Mais si vous vous repentez, vos capitaux vous resteront acquis. Ainsi, vous ne léserez personne et vous ne serez point lésés. ﴿[s. Al-Baqara (la Vache) : v. 278-279] Les annexes et les dépendances suivent, comme nous l’avons déjà expliqué, le statut juridique des établissements principaux.

Concernant les institutions ayant une activité principale licite, mais dont certaines annexes proposent des services entachés d’illégalité, il est permis d’y exercer une profession tout en s’abstenant de contribuer aux activités illicites.

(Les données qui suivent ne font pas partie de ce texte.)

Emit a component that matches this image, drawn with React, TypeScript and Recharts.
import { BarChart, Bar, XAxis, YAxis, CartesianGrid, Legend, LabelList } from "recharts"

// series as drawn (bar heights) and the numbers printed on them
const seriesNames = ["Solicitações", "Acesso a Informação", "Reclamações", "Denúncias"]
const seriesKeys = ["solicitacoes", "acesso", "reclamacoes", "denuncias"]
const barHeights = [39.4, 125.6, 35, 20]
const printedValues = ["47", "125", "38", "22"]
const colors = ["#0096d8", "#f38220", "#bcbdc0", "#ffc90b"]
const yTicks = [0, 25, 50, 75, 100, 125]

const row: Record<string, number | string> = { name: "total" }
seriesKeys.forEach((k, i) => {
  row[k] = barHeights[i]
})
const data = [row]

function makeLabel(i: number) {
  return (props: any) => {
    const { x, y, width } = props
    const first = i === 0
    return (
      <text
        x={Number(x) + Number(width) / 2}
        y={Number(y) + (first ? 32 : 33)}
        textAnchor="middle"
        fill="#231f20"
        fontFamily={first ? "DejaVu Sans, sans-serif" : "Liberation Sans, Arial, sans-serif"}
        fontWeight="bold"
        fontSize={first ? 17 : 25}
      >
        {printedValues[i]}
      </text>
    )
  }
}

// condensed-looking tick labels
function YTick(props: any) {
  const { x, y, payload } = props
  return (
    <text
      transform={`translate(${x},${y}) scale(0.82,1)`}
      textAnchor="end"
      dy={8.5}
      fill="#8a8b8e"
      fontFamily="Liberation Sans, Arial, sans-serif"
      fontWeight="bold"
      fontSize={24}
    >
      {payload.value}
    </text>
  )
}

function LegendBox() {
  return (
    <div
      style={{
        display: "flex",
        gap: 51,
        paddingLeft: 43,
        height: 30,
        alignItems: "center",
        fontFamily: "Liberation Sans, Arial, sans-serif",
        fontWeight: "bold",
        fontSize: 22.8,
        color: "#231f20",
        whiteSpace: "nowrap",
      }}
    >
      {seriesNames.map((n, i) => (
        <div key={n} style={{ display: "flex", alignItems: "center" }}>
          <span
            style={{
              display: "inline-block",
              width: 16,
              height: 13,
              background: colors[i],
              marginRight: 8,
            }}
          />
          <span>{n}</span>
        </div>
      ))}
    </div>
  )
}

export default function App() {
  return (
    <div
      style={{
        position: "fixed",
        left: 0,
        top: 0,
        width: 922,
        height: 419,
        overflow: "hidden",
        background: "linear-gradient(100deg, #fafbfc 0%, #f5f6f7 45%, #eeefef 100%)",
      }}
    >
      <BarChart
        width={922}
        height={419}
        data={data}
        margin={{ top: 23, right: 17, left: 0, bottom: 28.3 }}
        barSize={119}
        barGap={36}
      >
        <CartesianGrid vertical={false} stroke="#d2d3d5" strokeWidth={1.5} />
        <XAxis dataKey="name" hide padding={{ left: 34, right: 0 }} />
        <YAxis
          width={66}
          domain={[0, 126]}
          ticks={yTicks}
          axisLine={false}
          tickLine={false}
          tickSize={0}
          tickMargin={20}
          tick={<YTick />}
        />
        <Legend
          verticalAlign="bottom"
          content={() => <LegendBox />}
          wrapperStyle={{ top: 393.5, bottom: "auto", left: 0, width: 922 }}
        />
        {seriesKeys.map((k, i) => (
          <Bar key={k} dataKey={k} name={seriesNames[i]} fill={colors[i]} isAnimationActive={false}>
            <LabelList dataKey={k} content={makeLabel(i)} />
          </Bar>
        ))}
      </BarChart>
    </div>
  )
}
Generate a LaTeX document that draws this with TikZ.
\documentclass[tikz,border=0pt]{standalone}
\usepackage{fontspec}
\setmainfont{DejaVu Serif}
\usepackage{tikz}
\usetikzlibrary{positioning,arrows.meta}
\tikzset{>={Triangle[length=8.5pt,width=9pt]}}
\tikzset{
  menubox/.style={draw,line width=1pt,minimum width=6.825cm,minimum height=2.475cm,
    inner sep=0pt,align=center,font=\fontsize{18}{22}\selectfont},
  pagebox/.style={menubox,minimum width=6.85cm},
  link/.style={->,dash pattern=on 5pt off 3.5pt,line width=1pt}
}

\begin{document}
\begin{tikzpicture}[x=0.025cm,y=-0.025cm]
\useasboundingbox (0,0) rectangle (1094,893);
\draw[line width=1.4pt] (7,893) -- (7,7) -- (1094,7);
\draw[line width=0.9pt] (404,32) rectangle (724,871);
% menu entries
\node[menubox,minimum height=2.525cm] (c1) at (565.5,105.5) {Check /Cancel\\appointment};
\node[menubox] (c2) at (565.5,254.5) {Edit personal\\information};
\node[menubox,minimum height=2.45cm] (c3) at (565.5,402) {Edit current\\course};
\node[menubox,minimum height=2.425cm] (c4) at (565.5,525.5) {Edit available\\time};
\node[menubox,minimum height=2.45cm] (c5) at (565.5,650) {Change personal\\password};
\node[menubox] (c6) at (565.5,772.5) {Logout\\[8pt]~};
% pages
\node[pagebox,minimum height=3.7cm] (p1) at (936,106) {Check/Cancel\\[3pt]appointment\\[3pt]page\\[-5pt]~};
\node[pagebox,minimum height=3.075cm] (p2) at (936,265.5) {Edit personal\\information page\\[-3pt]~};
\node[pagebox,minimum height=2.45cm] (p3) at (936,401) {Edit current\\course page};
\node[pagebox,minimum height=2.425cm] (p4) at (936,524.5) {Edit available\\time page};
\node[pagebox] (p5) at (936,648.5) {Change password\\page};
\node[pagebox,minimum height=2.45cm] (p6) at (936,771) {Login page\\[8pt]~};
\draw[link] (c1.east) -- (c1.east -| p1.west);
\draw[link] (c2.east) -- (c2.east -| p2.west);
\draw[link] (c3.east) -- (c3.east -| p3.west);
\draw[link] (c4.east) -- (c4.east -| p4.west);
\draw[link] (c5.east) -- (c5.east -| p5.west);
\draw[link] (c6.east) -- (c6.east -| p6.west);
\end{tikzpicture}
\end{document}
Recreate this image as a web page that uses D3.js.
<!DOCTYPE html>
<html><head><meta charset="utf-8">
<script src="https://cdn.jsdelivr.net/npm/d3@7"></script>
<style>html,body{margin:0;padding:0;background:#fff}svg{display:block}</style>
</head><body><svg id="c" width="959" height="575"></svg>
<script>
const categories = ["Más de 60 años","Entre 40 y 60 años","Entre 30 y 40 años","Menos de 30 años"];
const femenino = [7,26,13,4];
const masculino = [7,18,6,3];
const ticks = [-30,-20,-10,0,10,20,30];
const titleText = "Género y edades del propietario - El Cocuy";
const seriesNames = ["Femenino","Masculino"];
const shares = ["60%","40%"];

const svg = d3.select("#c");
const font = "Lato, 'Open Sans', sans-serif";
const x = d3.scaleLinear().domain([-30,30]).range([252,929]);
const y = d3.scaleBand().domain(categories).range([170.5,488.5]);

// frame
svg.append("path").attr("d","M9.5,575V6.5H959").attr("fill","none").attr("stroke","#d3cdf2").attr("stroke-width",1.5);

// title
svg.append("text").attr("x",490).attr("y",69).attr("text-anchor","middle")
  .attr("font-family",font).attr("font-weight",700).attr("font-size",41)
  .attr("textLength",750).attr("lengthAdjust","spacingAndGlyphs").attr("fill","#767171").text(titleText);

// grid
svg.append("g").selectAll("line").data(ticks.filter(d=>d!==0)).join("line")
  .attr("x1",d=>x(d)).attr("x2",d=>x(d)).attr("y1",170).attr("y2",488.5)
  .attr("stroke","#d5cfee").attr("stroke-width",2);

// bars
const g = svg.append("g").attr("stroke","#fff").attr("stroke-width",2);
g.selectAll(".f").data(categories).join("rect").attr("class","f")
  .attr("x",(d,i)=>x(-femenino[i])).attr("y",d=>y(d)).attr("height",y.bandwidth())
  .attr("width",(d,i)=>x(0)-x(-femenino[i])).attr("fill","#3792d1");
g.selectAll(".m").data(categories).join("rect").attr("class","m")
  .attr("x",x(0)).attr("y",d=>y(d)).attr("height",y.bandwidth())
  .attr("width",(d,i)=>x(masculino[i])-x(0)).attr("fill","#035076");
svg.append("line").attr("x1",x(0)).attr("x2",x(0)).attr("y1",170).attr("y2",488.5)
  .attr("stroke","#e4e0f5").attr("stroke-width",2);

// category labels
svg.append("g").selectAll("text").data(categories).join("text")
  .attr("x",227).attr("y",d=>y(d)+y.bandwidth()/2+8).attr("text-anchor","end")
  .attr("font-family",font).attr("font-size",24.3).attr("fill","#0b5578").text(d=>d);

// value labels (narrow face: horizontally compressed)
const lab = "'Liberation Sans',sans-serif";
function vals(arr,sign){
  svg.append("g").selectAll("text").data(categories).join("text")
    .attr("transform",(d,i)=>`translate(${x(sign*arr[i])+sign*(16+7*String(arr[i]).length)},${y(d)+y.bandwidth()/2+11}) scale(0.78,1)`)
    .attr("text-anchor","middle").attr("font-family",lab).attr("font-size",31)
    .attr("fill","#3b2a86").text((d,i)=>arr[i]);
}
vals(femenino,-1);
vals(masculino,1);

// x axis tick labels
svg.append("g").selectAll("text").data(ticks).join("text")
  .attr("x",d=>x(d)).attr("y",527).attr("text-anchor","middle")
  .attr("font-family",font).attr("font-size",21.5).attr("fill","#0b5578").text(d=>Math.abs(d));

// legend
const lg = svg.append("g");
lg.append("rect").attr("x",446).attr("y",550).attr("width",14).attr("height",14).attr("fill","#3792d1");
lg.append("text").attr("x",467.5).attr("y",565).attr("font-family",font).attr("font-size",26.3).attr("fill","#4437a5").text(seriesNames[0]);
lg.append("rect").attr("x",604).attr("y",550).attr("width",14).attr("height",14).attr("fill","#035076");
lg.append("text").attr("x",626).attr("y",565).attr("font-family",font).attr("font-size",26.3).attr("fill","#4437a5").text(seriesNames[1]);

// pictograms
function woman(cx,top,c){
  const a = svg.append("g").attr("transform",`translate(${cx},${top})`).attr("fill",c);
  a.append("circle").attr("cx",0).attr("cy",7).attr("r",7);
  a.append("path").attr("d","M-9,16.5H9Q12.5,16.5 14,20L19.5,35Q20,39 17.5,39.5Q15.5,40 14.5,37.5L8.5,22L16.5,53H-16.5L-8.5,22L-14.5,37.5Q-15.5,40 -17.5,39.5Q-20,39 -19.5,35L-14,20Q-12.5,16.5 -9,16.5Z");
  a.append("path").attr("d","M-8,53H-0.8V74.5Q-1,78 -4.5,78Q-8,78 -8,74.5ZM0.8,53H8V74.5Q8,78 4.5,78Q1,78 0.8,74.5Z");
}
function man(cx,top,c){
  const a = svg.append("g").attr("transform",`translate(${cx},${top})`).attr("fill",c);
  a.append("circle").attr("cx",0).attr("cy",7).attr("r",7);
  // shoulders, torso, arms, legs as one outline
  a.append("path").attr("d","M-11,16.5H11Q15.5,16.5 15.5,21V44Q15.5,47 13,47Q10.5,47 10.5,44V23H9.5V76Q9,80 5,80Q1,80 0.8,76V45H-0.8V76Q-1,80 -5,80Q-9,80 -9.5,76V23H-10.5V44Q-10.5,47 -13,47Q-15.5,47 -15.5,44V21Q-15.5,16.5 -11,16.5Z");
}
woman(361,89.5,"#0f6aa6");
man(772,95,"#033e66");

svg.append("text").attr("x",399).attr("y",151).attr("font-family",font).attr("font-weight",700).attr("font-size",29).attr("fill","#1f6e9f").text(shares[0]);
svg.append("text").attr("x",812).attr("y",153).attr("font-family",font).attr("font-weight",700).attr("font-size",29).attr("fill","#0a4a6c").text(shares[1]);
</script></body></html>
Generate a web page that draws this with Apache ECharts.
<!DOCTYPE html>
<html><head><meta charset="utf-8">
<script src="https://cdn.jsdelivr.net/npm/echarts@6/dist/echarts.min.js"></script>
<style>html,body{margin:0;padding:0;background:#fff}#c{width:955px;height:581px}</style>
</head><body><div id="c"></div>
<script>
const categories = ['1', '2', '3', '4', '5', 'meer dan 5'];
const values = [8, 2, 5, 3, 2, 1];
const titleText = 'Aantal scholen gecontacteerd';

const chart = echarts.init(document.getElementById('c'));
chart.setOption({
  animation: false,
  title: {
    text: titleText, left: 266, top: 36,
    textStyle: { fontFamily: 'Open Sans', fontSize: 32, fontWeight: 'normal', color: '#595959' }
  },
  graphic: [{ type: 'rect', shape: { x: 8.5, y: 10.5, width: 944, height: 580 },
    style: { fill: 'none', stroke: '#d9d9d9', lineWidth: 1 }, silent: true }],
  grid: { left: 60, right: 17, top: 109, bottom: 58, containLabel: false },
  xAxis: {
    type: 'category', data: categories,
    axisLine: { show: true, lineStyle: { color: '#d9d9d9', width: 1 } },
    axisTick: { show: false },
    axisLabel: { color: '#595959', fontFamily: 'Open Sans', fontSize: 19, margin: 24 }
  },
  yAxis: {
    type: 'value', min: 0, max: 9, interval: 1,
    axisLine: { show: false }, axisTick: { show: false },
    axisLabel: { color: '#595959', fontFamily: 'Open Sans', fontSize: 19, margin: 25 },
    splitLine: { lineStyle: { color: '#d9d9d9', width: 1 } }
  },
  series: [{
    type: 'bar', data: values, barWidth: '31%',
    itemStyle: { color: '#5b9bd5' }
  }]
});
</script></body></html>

Et le savoir est auprès d’Allâh et nous disons pour finir : la louange est à Allâh, le souverain des mondes, qu’Allâh honore et salue notre prophète Mouhammad, ainsi que sa famille, ses Compagnons et ses frères, jusqu’au jour de la résurrection.

Alger, le 28 de Rabî‘ Al-Awwal 1426 H,
correspondant au 6 mai 2005 G.

Source : Tiré du site de Sheikh Ferkous

(1) La monnaie fiduciaire est la monnaie comprenant les pièces et les billets de banque. (NDT).
(2) Rapporté par Mouslim (1598) et (1597), d’après Djâbir ibn Abd Allâh رضي الله عنهما.
(3) Rapporté par : An-Naşâ’i (5102), Ahmad (3881), Ibn Khouzayma (2250), Ibn Hibbâne (3252) et Al-Hâkim (1430), d’après Abd Allâh ibn Mas‘oud رضي الله عنه.
(4) Ce type d’intérêt usuraire, appelé Ribâ An-Nasî’a, était pratiqué durant la période antéislamique. On le résume par la formule : « accordez-moi un délai supplémentaire et je vous payerai un intérêt ». Cette pratique est interdite selon l’avis unanime (Idjmâ’) des docteurs de la loi quel que soit le montant de l’intérêt. Or, les établissements bancaires et financiers, la banque centrale à leur tête, usent tous de ce procédé. Consulter sur ce sujet : D. M. A. Ferkous, « Moukhtârât min Nousoûs Hadîthiya », p. 185.